Following the familiar “Two A.M.” Vito hails the automobile on the rocking, chugging title track, laying down a sturdy bassline to underpin his electric axe. The tone shifts somewhat for “Little Sheba” as Vito paints a portrait of a woman that embodies temptation, layering his vocals on the choruses and delivering sweeping, haunting slide guitar lines, reinforced by Mariner’s equally eerie harp.
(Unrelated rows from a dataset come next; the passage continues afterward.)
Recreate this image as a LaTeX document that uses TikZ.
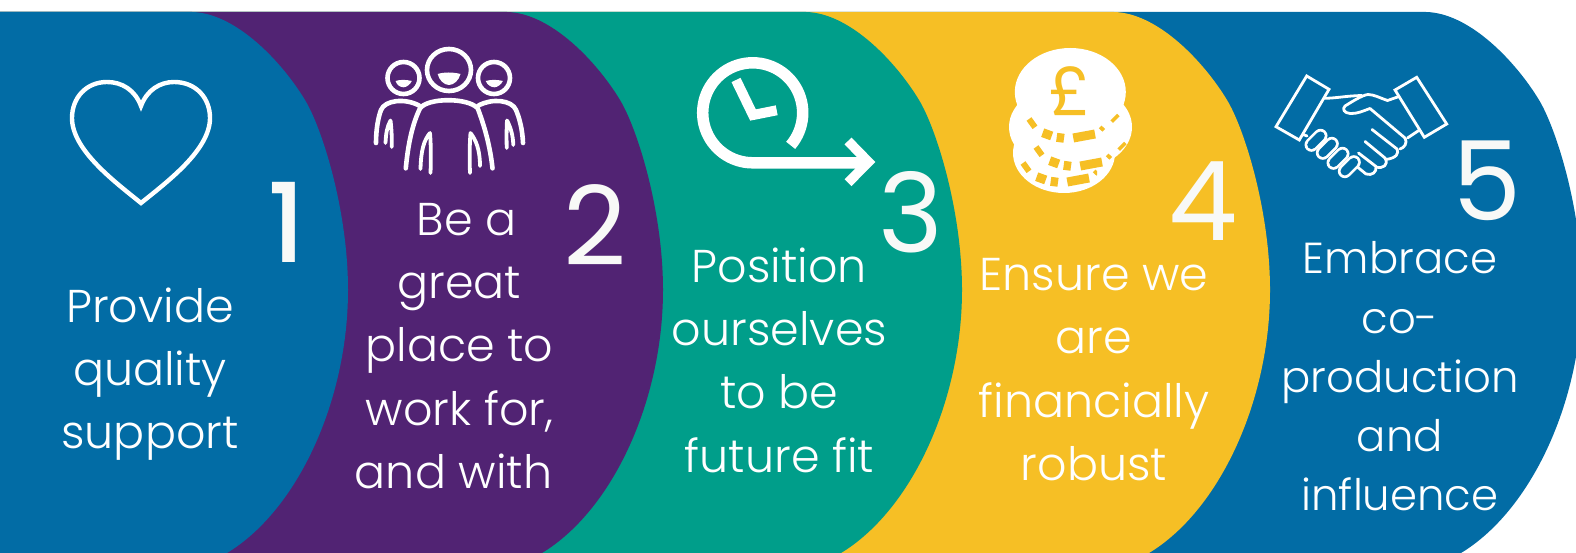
\documentclass[tikz,border=0pt]{standalone}
\usepackage{fontspec}
\setmainfont{Poppins Light}
\newfontfamily\numfont{Poppins}
\newfontfamily\numheavy{Poppins Medium}
\definecolor{bandblue}{HTML}{026CA5}
\definecolor{bandpurple}{HTML}{512373}
\definecolor{bandgreen}{HTML}{009E8A}
\definecolor{bandyellow}{HTML}{F6BF25}
\definecolor{numwhite}{HTML}{F8F9F7}
\tikzset{
  bandtext/.style={text=white,font=\fontsize{46}{63.3}\selectfont,align=center,inner sep=0pt},
  bandtextsmall/.style={text=white,font=\fontsize{43.4}{59.2}\selectfont,align=center,inner sep=0pt},
  bignum/.style={text=numwhite,font=\numfont\fontsize{110}{110}\selectfont,inner sep=0pt},
  heartline/.style={draw=white,line width=4.4pt,miter limit=20},
  peopleline/.style={draw=white,line width=4.6pt,line join=round,line cap=round},
  spikeline/.style={draw=white,line width=3.8pt,line join=round,line cap=round},
  clockline/.style={draw=white,line width=11.5pt},
  handline/.style={draw=white,line width=2.8pt,line join=round,line cap=round},
  coinband/.style={draw=bandyellow,line width=9pt},
}
\newcommand{\bandshape}[2]{%
  \begin{scope}[xshift=#2pt]
  \fill[#1] (-3000,12) -- (-156,12)
    .. controls (-112,13) and (-66,62) .. (-43,100)
    .. controls (-26,128) and (0,210) .. (0,290)
    .. controls (0,400) and (-50,510) .. (-121,553)
    -- (-130,560) -- (-3000,560) -- cycle;
  \end{scope}}
\newcommand{\fingercap}[2]{%
  \draw[white,line width=14pt,line cap=round] (#1-4.5,#2+4.5) -- (#1+4.5,#2-4.5);
  \draw[bandblue,line width=8.6pt,line cap=round] (#1-4.5,#2+4.5) -- (#1+4.5,#2-4.5);}
\newcommand{\coinrow}[2]{%
  \begin{scope}[shift={(#1pt,-#2pt)}]
  \draw[coinband,line width=6pt] (1029,119) -- (1035,127.3);
  \draw[coinband] (1042.7,132.7) -- (1051.7,136);
  \draw[coinband] (1056.7,137.3) -- (1064,138.3);
  \draw[coinband] (1073.3,138) -- (1095,134);
  \draw[coinband,line width=5pt] (1100.7,130) -- (1103.3,127.3);
  \draw[coinband,line width=3.5pt] (1111.7,121.7) -- (1118.3,115);
  \end{scope}}
\begin{document}
\begin{tikzpicture}[x=1pt,y=-1pt]
\useasboundingbox (0,0) rectangle (1576,553);
\fill[white] (0,0) rectangle (1576,553);
\begin{scope}
\clip (0,0) rectangle (1576,553);
\bandshape{bandblue}{1582}
\bandshape{bandyellow}{1270}
\bandshape{bandgreen}{962}
\bandshape{bandpurple}{663}
\bandshape{bandblue}{348}
\end{scope}
% heart
\draw[heartline] (141,106) .. controls (135,90) and (122,82) .. (107,82)
  .. controls (86,82) and (72,98) .. (72,118)
  .. controls (72,150) and (115,182) .. (141,203)
  .. controls (167,182) and (210,150) .. (210,118)
  .. controls (210,98) and (196,82) .. (174,82)
  .. controls (160,82) and (147,90) .. (141,106) -- cycle;
% people
\draw[peopleline] (449,70) ellipse [x radius=22,y radius=21];
\draw[peopleline] (403.5,78) ellipse [x radius=16,y radius=16];
\draw[peopleline] (494,78) ellipse [x radius=16,y radius=16];
\fill[white] (437.7,74) .. controls (444,72) and (453,72) .. (460.5,74) .. controls (459,80) and (454,85) .. (449,85) .. controls (444,85) and (439,80) .. (437.7,74) -- cycle;
\fill[white] (395.5,81) .. controls (400,79.5) and (406,79.5) .. (411.8,81) .. controls (410,85) and (406,87.3) .. (403.6,87.3) .. controls (400,87.3) and (397,85) .. (395.5,81) -- cycle;
\fill[white] (485.7,81) .. controls (491,79.5) and (497,79.5) .. (502.9,81) .. controls (501,85) and (497,87.3) .. (494.3,87.3) .. controls (491,87.3) and (487.5,85) .. (485.7,81) -- cycle;
\draw[peopleline] (405.8,168.3) .. controls (408,145) and (412,125) .. (420,108.3) .. controls (428,97.5) and (468,97.5) .. (477.7,108.3) .. controls (484,125) and (490,145) .. (492.5,168.3);
\draw[peopleline] (376,143) .. controls (376,130) and (378,118) .. (381,110) .. controls (385,100) and (405,98) .. (419,105.5);
\draw[peopleline] (523,143) .. controls (522.5,130) and (519.5,118) .. (516,110) .. controls (512,100) and (492,98) .. (478.6,105.5);
\draw[spikeline] (420.5,169) .. controls (421,150) and (424,140) .. (430,133) .. controls (431,145) and (431,160) .. (430.5,173);
\draw[spikeline] (470,173) .. controls (469.5,160) and (469.5,145) .. (470.5,133) .. controls (476,140) and (480,150) .. (480,166);
\draw[spikeline] (385.5,143) .. controls (386,133) and (387,127) .. (390.5,120.5) .. controls (391.5,128) and (392,138) .. (391.7,147);
\draw[spikeline] (506.7,148) .. controls (506.5,138) and (506.5,128) .. (507,120.5) .. controls (510.5,127) and (513,135) .. (513.3,145);
% clock
\draw[clockline] plot[domain=40.6:-270,samples=70] ({752.7+50*cos(\x)},{112.8+50*sin(\x)}) -- (868,162.8);
\draw[draw=white,line width=9.7pt,miter limit=10] (848,141) -- (868.5,162) -- (848,182.7);
\draw[draw=white,line width=10pt,miter limit=10] (736,80) -- (753,115) -- (776.7,110.3);
% coins
\fill[white] (1064,153) ellipse [x radius=51,y radius=40];
\fill[white] (1070.5,127) ellipse [x radius=61.5,y radius=44];
\fill[white] (1070.3,92) ellipse [x radius=55.5,y radius=44];
\coinrow{0}{0}
\coinrow{7}{28}
\begin{scope}
\clip (1000,120) rectangle (1097,200);
\coinrow{-6}{44}
\end{scope}
\node[text=bandyellow,font=\numfont\fontsize{68}{68}\selectfont,inner sep=0pt] (pound) at (1070,91) {£};
% handshake
\draw[handline,miter limit=10,line cap=butt,line join=miter] (1306.7,76) -- (1329,89.3) -- (1299.3,140) -- (1276,126.7) -- cycle;
\draw[handline,miter limit=10,line cap=butt,line join=miter] (1416.7,77.3) -- (1395,90) -- (1424.3,137.3) -- (1446.7,124) -- cycle;
\draw[handline] (1325,98.3) .. controls (1338,98) and (1345,96) .. (1361.7,95.5);
\draw[handline] (1399,96.5) -- (1387.5,100.5) .. controls (1380,98) and (1374,94.5) .. (1368,94.5) .. controls (1362,95) and (1350,103) .. (1345,106) .. controls (1342,109) and (1344,113) .. (1350,113.5) .. controls (1357,114) and (1363,111) .. (1370,108.5) -- (1405,138) .. controls (1408,143) and (1404,148) .. (1400,149) ;
\draw[handline] (1372,129.5) -- (1397,149) .. controls (1399,153) and (1397,158) .. (1386,159.5);
\draw[handline] (1365,141.5) -- (1385,158) .. controls (1389,165) and (1383,169) .. (1376,167);
\draw[handline] (1358.5,153) -- (1376,166.5) .. controls (1377,172) and (1372,176) .. (1366,174) -- (1358,167.5);
\draw[handline] (1407.5,138) -- (1419.5,130);
\draw[handline] (1303,134.5) -- (1307,136);
\fingercap{1316}{140.3}
\fingercap{1327.3}{148.3}
\fingercap{1338}{158.3}
\fingercap{1349.3}{166.7}
% numbers
\node[bignum,font=\numheavy\fontsize{110}{110}\selectfont] (n1) at (287,222.5) {1};
\node[bignum] (n2) at (595.5,225) {2};
\node[bignum] (n3) at (911,212) {3};
\node[bignum] (n4) at (1203,201) {4};
\node[bignum] (n5) at (1487.5,181) {5};
% texts
\node[bandtext] (t1) at (150,374) {Provide\\quality\\support};
\node[bandtext] (t2) at (459.5,346) {\hspace*{14pt}Be a\\great\\place to\\work for,\\and with\hspace*{12pt}};
\node[bandtext] (t3) at (779.5,360) {Position\\ourselves\\to be\\future fit};
\node[bandtext] (t4) at (1094,369.5) {Ensure we\\are\\financially\\robust};
\node[bandtextsmall] (t5) at (1400,376.5) {Embrace\\co-\\production\\and\\influence};
\end{tikzpicture}
\end{document}
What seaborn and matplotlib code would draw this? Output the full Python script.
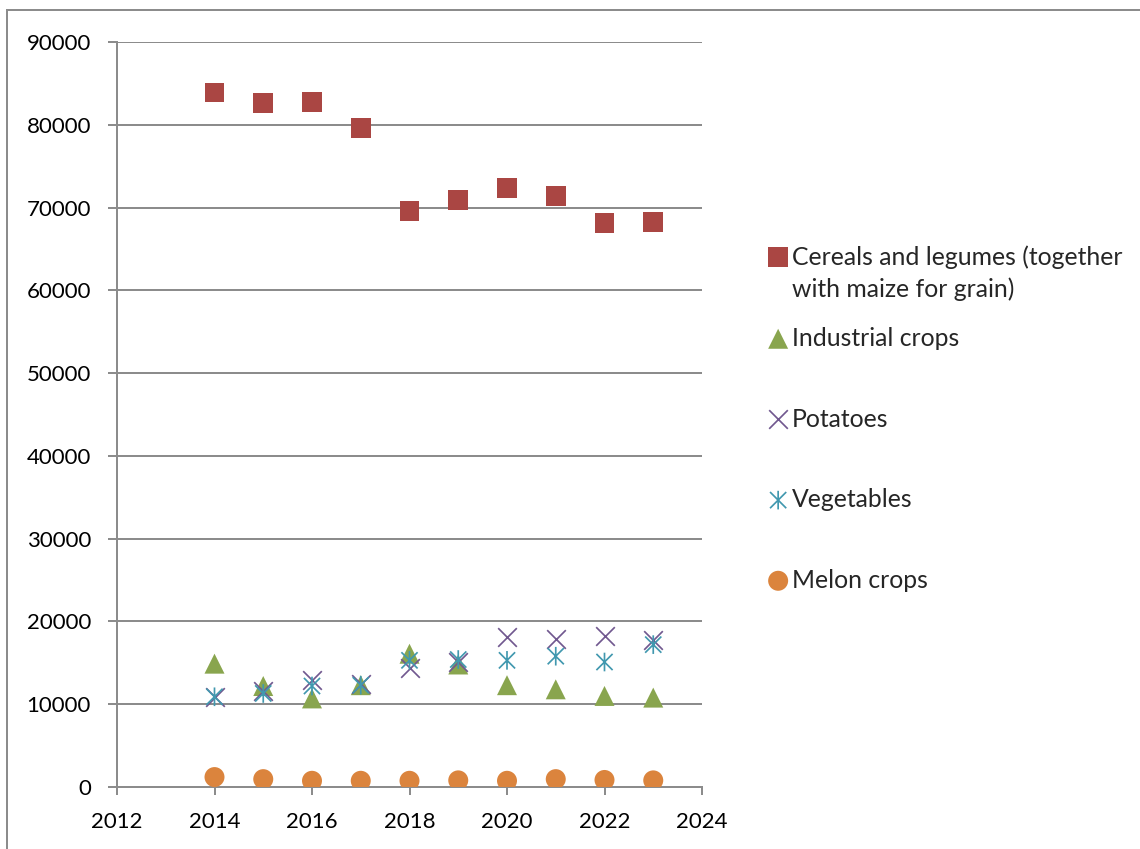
import matplotlib
matplotlib.use("Agg")
import matplotlib.pyplot as plt
import seaborn as sns
import pandas as pd
from matplotlib.path import Path
from matplotlib.patches import Rectangle
from matplotlib.offsetbox import DrawingArea

# Sown area by crop group, hectares
years = [2014, 2015, 2016, 2017, 2018, 2019, 2020, 2021, 2022, 2023]
cereals = [83900, 82600, 82800, 79600, 69600, 70900, 72400, 71400, 68100, 68300]
industrial = [14900, 12200, 10700, 12300, 16100, 14800, 12300, 11800, 11000, 10800]
potatoes = [10900, 11600, 12900, 12400, 14400, 15100, 18100, 17900, 18200, 17700]
vegetables = [10900, 11300, 12200, 12300, 15300, 15400, 15300, 15800, 15100, 17200]
melon = [1200, 950, 750, 750, 750, 800, 750, 950, 850, 800]

labels = [
    "Cereals and legumes (together\nwith maize for grain)",
    "Industrial crops",
    "Potatoes",
    "Vegetables",
    "Melon crops",
]
x_ticks = list(range(2012, 2025, 2))
y_ticks = list(range(0, 90001, 10000))

sns.set_theme(style="white")
plt.rcParams["font.family"] = ["Lato", "DejaVu Sans"]

GRID = "#8c8c8c"
px = 72 / 100  # one pixel in points

fig = plt.figure(figsize=(11.4, 8.49), dpi=100)
fig.patch.set_facecolor("white")
ax = fig.add_axes([117 / 1140, 1 - 787 / 849, (702 - 117) / 1140, (787 - 42) / 849])

# six-armed star: a cross plus a vertical bar
star = Path(
    [(-1, -1), (1, 1), (-1, 1), (1, -1), (0, -1.15), (0, 1.15)],
    [Path.MOVETO, Path.LINETO, Path.MOVETO, Path.LINETO, Path.MOVETO, Path.LINETO],
)

series = [
    (cereals, "#AA4643", "s", "fill", 207),
    (industrial, "#89A54E", "^", "fill", 207),
    (potatoes, "#71588F", "x", "line", 180),
    (vegetables, "#4198AF", star, "path", 180),
    (melon, "#DB843D", "o", "fill", 207),
]

for (vals, color, marker, kind, size), label in zip(series, labels):
    df = pd.DataFrame({"year": years, "value": vals})
    if kind == "fill":
        sns.scatterplot(data=df, x="year", y="value", ax=ax, marker=marker, s=size,
                        color=color, edgecolor="none", linewidth=0, label=label, zorder=3)
    elif kind == "line":
        sns.scatterplot(data=df, x="year", y="value", ax=ax, marker=marker, s=size,
                        color=color, linewidth=1.7 * px, label=label, zorder=3)
    else:
        sns.scatterplot(data=df, x="year", y="value", ax=ax, marker=marker, s=size,
                        facecolors="none", edgecolors=color, linewidth=1.7 * px,
                        label=label, zorder=3)

ax.set_xlim(2012, 2024)
ax.set_ylim(0, 90000)
ax.set_xticks(x_ticks)
ax.set_yticks(y_ticks)
ax.set_xlabel("")
ax.set_ylabel("")
ax.yaxis.grid(True, color=GRID, linewidth=2 * px)
ax.xaxis.grid(False)
ax.set_axisbelow(True)
for side in ("top", "right"):
    ax.spines[side].set_visible(False)
for side in ("left", "bottom"):
    ax.spines[side].set_color(GRID)
    ax.spines[side].set_linewidth(2 * px)
ax.tick_params(axis="y", direction="out", length=9 * px, width=2 * px, color=GRID,
               pad=17 * px, labelsize=16, labelcolor="black", left=True)
ax.tick_params(axis="x", direction="out", length=8 * px, width=2 * px, color=GRID,
               pad=17 * px, labelsize=16, labelcolor="black", bottom=True)

handles, leg_labels = ax.get_legend_handles_labels()
ax.get_legend().remove()
leg = fig.legend(handles, leg_labels, loc="upper left",
                 bbox_to_anchor=(769 / 1140, 1 - 245 / 849),
                 frameon=False, fontsize=17.8, handlelength=0.74, handleheight=1.3,
                 handletextpad=0.2, labelspacing=0.5, borderpad=0, borderaxespad=0)
for t in leg.get_texts():
    t.set_linespacing(1.47)
# align markers with the first line of each label, and widen gaps between entries
column = leg._legend_handle_box.get_children()[0]
items = column.get_children()
for it in items:
    it.align = "top"
new_items = [items[0], DrawingArea(1, 1 * px), items[1]]
for it in items[2:]:
    new_items.append(DrawingArea(1, 29 * px))
    new_items.append(it)
items[:] = new_items

# chart area frame
fig.patches.append(Rectangle((7 / 1140, -0.05), 1.2, 1 - 10 / 849 + 0.05,
                             transform=fig.transFigure, fill=False,
                             edgecolor=GRID, linewidth=2 * px))

fig.savefig("out.png", dpi=100, facecolor="white")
The automobile motif rears up again in “Gone Like a Cool Breeze,” with Hoke’s sax prominent in the intro, as Vito spins his heartbreak tale with plenty of gusto and some fiery licks – “We were out in my Ford just cruisin’ by/When a guy in a Cadillac winked his eye/And she was gone.”

“Cadillac Man”

 
Slow burning blues arrive on the love lost ballad “Crying at Midnight,” with the guitar crushing saddened emotion. Vito’s vocals are plainspoken, well-articulated, but lack the emotive qualities that define many blues vocalists. His guitar usually compensates in spades. He revs it up for the highly danceable stomper “Barbeque n’ Baby,” lyrically mixing some cuisine references in with love making while ripping slide leads. The sonics grow atmospheric for “River’s Calling” with Vito tracking vocals such that he’s conversing with himself in a series of bleak, dejected moments – “I heard the river calling/He said the world don’t need you no more,” all punctuated by expressive slide.

Then in the spirit of a true blues axe man, he goes chops up with visceral solos on “You Can’t Stop A Guitar (From Playing the Blues), a precursor to the closing instrumental “Sliding Into the Blues” where his slide gets even a sweatier workout in raw, back porch style.

Vito is a Grammy-nominated artist who is one of the best guitarists in the genre, and a premiere slide guitarist with few peers. His songwriting may be a little predictable but proves to be solid vehicles for his instrumental prowess and occasionally produces gems and surprises too.